While reading scanned, highlight-sensitive newspaper articles from 1935, I found (I believe it was in the Miami Daily News) a somewhat scattered, confusing article about a Hollywood dress designer’s murder, one of three connected deaths. A bed-ridden spinster, a tall blond mystery man and Jean Harlow were all connected to the case.

Obviously, this was too good to be ignored. I went ahead and probably lost a good couple hours scanning for articles and coming up with a surprising amount of info that still seemed to have some missing pieces.
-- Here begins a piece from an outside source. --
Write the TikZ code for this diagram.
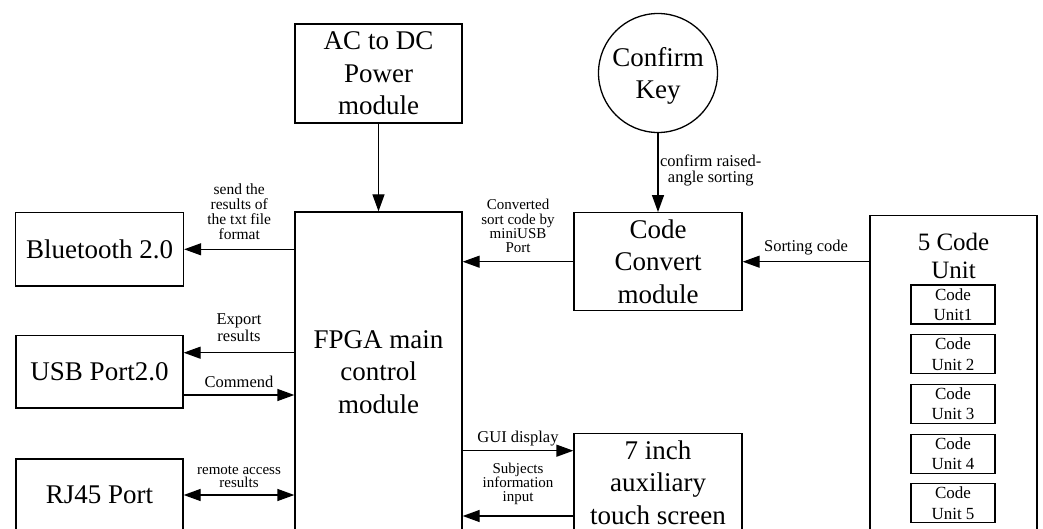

What I found was tantalizing; I ate it up like the true crime vampire that I’ve always been. (I hope to follow up this post – hence the ‘Part One’ in the title – soon.) Then I checked facebook.

And I was stopped cold. Checking in on a few people from high school (they rarely come up in my news feed – something I don’t know how to change) I happened to search an acquaintance, not a close friend, but somebody from my past who I knew for a brief period and was friendly with. When I found him again on the site a year or so ago I was totally envious of him: he had a great job as a designer, lots of time and money to spend on trips to exotic places where Spanish is the primary language, a shockingly handsome boyfriend, a six pack you could bounce quarters on.

He was dead. His wall was covered with “we love you,” “RIP,” “we’ll miss you,” etc. I was shocked. It seemed so unreal. I’ve lost classmates before but this moment proved that each loss is just as sad and unnerving. There was no word as to the circumstances of his death on his page, so I did a quick google search: His death was everywhere. I don’t want to go into the details, and I only have what’s been printed and posted and forwarded and editorialized. I don’t really feel that I have the right to either. The absolutely appalling comments on NY Daily News’ site are bad enough.

It struck me, as I went from one page to the other, trying to get more details about Ale’s death that there must be somebody else out there doing the same thing, but not for the same reason. Just a few minutes before I had been devouring the details of a seventy-five year old murder case without feeling any sympathy for the victims in the case. There had to be another me out there, at the same moment, doing the same thing with this case. I felt like an asshole. Serves me right.

I want to close with my memories of Ale. He was two years ahead of me at Paly. He was closeted at the time, and I don’t begrudge him for that, knowing his circle. He still seemed to be himself, very intelligent and witty, with an appreciation for the finer things (Peter Greenaway comes to mind first). We knew each other briefly outside of high school, when he came to a couple of youth group support meetings. We had a mutual friend, my neighbor Katie, who had some classes with him and graduated the same year. I’m sure I still have his business card in a drawer somewhere. As much as he would have hated growing old, we clearly lost him too soon.